SUPPLIED INFORMATION ::
########################################

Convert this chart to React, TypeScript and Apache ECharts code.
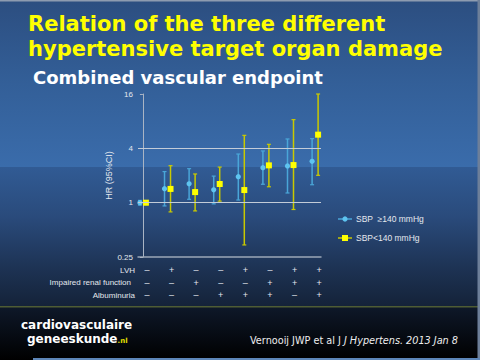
import React, { useEffect, useRef } from "react";
import * as echarts from "echarts";

// ---- data ----
const yTicks = [0.25, 1, 4, 16];
const refLines = [1, 4];
const lvh = ["–", "+", "–", "–", "+", "–", "+", "+"];
const renal = ["–", "–", "+", "–", "–", "+", "+", "+"];
const albu = ["–", "–", "–", "+", "+", "+", "–", "+"];
const rowLabels = ["LVH", "Impaired renal function", "Albuminuria"];

// SBP >= 140 mmHg
const hrHigh = [1.0, 1.43, 1.62, 1.39, 1.94, 2.44, 2.55, 2.87];
const loHigh = [0.94, 0.92, 1.09, 0.97, 1.07, 1.6, 1.28, 1.58];
const upHigh = [1.06, 2.21, 2.38, 1.97, 3.46, 3.74, 5.08, 5.12];
// SBP < 140 mmHg
const hrLow = [1.0, 1.42, 1.31, 1.61, 1.38, 2.59, 2.61, 5.67];
const loLow = [0.95, 0.79, 0.81, 1.04, 0.34, 1.5, 0.84, 2.01];
const upLow = [1.05, 2.57, 2.08, 2.48, 5.57, 4.43, 8.32, 16];

const legendHigh = "SBP  ≥140 mmHg";
const legendLow = "SBP<140 mmHg";

const BLUE = "#5ec4f0";
const BLUE_BAR = "#4aa6d8";
const YEL = "#ffff00";
const YEL_BAR = "#c9c900";
const TXT = "#e4e8ee";

function errRender(off: number, barColor: string, kind: "circle" | "square") {
  return (params: any, api: any) => {
    const x = api.value(0);
    const p = api.coord([x, api.value(1)]);
    const pl = api.coord([x, api.value(2)]);
    const ph = api.coord([x, api.value(3)]);
    const cx = p[0] + off;
    const cap = 2;
    const children: any[] = [
      { type: "line", shape: { x1: cx, y1: ph[1], x2: cx, y2: pl[1] }, style: { stroke: barColor, lineWidth: 1.5 } },
      { type: "line", shape: { x1: cx - cap, y1: ph[1], x2: cx + cap, y2: ph[1] }, style: { stroke: barColor, lineWidth: 1.2 } },
      { type: "line", shape: { x1: cx - cap, y1: pl[1], x2: cx + cap, y2: pl[1] }, style: { stroke: barColor, lineWidth: 1.2 } },
    ];
    if (kind === "circle") {
      children.push({ type: "circle", shape: { cx, cy: p[1], r: 2.6 }, style: { fill: BLUE } });
    } else {
      children.push({ type: "rect", shape: { x: cx - 3, y: p[1] - 3, width: 6, height: 6 }, style: { fill: YEL } });
    }
    return { type: "group", children };
  };
}

export default function App() {
  const ref = useRef<HTMLDivElement>(null);
  useEffect(() => {
    document.body.style.margin = "0";
    const chart = echarts.init(ref.current!, null, { renderer: "svg" });
    const lbl = { fontFamily: "Liberation Sans", fontSize: 8, fill: TXT };
    const option: any = {
      animation: false,
      grid: { left: 138, top: 94, right: 159, bottom: 103 },
      xAxis: {
        type: "value",
        min: -0.2,
        max: 7.24,
        axisLabel: { show: false },
        axisTick: { show: false },
        splitLine: { show: false },
        axisLine: { show: true, onZero: false, lineStyle: { color: "#9aa6b6", width: 1.5 } },
      },
      yAxis: {
        type: "log",
        logBase: 4,
        min: yTicks[0],
        max: yTicks[yTicks.length - 1],
        name: "HR (95%CI)",
        nameLocation: "middle",
        nameGap: 16,
        nameRotate: 90,
        nameTextStyle: { color: TXT, fontFamily: "Liberation Sans", fontSize: 9 },
        axisLine: { show: true, lineStyle: { color: "#a9b4c4", width: 1 } },
        axisTick: { show: true, length: 3, lineStyle: { color: "#a9b4c4" } },
        splitLine: { show: false },
        axisLabel: {
          color: TXT,
          fontFamily: "Liberation Sans",
          fontSize: 8,
          margin: 5,
          formatter: (v: number) => String(+v.toFixed(2)),
        },
      },
      series: [
        {
          type: "custom",
          name: legendHigh,
          renderItem: errRender(-3, BLUE_BAR, "circle"),
          data: hrHigh.map((v, i) => [i, v, loHigh[i], upHigh[i]]),
          z: 3,
          markLine: {
            silent: true,
            symbol: "none",
            label: { show: false },
            lineStyle: { color: "#c3ccd8", width: 1, type: "solid" },
            data: refLines.map((v) => ({ yAxis: v })),
          },
        },
        {
          type: "custom",
          name: legendLow,
          renderItem: errRender(3, YEL_BAR, "square"),
          data: hrLow.map((v, i) => [i, v, loLow[i], upLow[i]]),
          z: 4,
        },
        {
          type: "custom",
          name: "signs",
          silent: true,
          renderItem: (params: any, api: any) => {
            const i = api.value(0);
            const p = api.coord([i, yTicks[0]]);
            const x = p[0] + 4;
            const rows = [lvh[i], renal[i], albu[i]];
            return {
              type: "group",
              children: rows.map((s, r) => ({
                type: "text",
                x,
                y: p[1] + 13 + r * 12.6,
                style: { text: s, fill: TXT, fontFamily: "Liberation Sans", fontSize: 9, align: "center", verticalAlign: "middle" },
              })),
            };
          },
          data: lvh.map((_, i) => [i, yTicks[0]]),
        },
      ],
      graphic: [
        // background
        { type: "rect", z: -10, shape: { x: 0, y: 0, width: 480, height: 167 },
          style: { fill: new echarts.graphic.LinearGradient(0, 0, 0, 1, [
            { offset: 0, color: "#2c4e80" }, { offset: 0.5, color: "#335f98" }, { offset: 1, color: "#3a6cab" }]) } },
        { type: "rect", z: -10, shape: { x: 0, y: 167, width: 480, height: 140 },
          style: { fill: new echarts.graphic.LinearGradient(0, 0, 0, 1, [
            { offset: 0, color: "#315b94" }, { offset: 0.35, color: "#2a4b7c" }, { offset: 0.7, color: "#1e3456" }, { offset: 1, color: "#142238" }]) } },
        { type: "rect", z: -10, shape: { x: 0, y: 307, width: 480, height: 53 },
          style: { fill: new echarts.graphic.LinearGradient(0, 0, 0, 1, [
            { offset: 0, color: "#0e1829" }, { offset: 1, color: "#000000" }]) } },
        { type: "rect", z: -9, shape: { x: 0, y: 306, width: 480, height: 1.5 }, style: { fill: "#4e5c34" } },
        { type: "rect", z: -9, shape: { x: 0, y: 0, width: 480, height: 1.5 }, style: { fill: "#8d9bb0" } },
        { type: "rect", z: -9, shape: { x: 477.5, y: 0, width: 2.5, height: 360 }, style: { fill: "#6d7f99" } },
        { type: "rect", z: -9, shape: { x: 33, y: 358, width: 447, height: 2 }, style: { fill: "#5d86b8" } },
        // titles
        { type: "text", x: 28, y: 23.5, style: { text: "Relation of the three different", fill: "#ffff00", fontFamily: "DejaVu Sans", fontWeight: "bold", fontSize: 21, verticalAlign: "middle" } },
        { type: "text", x: 28, y: 48.5, style: { text: "hypertensive target organ damage", fill: "#ffff00", fontFamily: "DejaVu Sans", fontWeight: "bold", fontSize: 21, verticalAlign: "middle" } },
        { type: "text", x: 33, y: 77, style: { text: "Combined vascular endpoint", fill: "#ffffff", fontFamily: "DejaVu Sans", fontWeight: "bold", fontSize: 18, verticalAlign: "middle" } },
        // row labels of sign table
        ...rowLabels.map((t, r) => ({
          type: "text", x: r === 1 ? 131 : 135, y: 270 + r * 12.6,
          style: { ...lbl, text: t, align: "right", verticalAlign: "middle" },
        })),
        // legend
        { type: "line", shape: { x1: 338, y1: 219, x2: 352, y2: 219 }, style: { stroke: BLUE_BAR, lineWidth: 1.5 } },
        { type: "circle", shape: { cx: 345, cy: 219, r: 2.6 }, style: { fill: BLUE } },
        { type: "text", x: 356, y: 219, style: { ...lbl, fontSize: 8.5, text: legendHigh, verticalAlign: "middle" } },
        { type: "line", shape: { x1: 338, y1: 238, x2: 352, y2: 238 }, style: { stroke: YEL_BAR, lineWidth: 1.5 } },
        { type: "rect", shape: { x: 342, y: 235, width: 6, height: 6 }, style: { fill: YEL } },
        { type: "text", x: 356, y: 238, style: { ...lbl, fontSize: 8.5, text: legendLow, verticalAlign: "middle" } },
        // footer
        { type: "text", x: 21, y: 325, style: { text: "cardiovasculaire", fill: "#ffffff", fontFamily: "DejaVu Sans", fontWeight: "bold", fontSize: 12, verticalAlign: "middle" } },
        { type: "text", x: 27, y: 338.5, style: { text: "{a|geneeskunde}{b|.nl}", fontFamily: "DejaVu Sans", verticalAlign: "middle",
          rich: { a: { fill: "#ffffff", fontWeight: "bold", fontSize: 12, fontFamily: "DejaVu Sans" }, b: { fill: "#e8e000", fontWeight: "bold", fontSize: 7, fontFamily: "DejaVu Sans", verticalAlign: "bottom" } } } },
        { type: "text", x: 250, y: 340, style: { text: "{a|Vernooij JWP et al J }{b|J Hypertens. 2013 Jan 8}", verticalAlign: "middle",
          rich: { a: { fill: "#eeeeee", fontSize: 9.7, fontFamily: "DejaVu Sans" }, b: { fill: "#eeeeee", fontSize: 9.7, fontStyle: "italic", fontFamily: "DejaVu Sans" } } } },
      ],
    };
    chart.setOption(option);
    return () => chart.dispose();
  }, []);
  return <div ref={ref} style={{ width: 480, height: 360 }} />;
}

########################################

TASK GOAL :: Look for "React" and pull out every line that has it.

OUTPUT FOR THIS TASK ::
Convert this chart to React, TypeScript and Apache ECharts code.
import React, { useEffect, useRef } from "react";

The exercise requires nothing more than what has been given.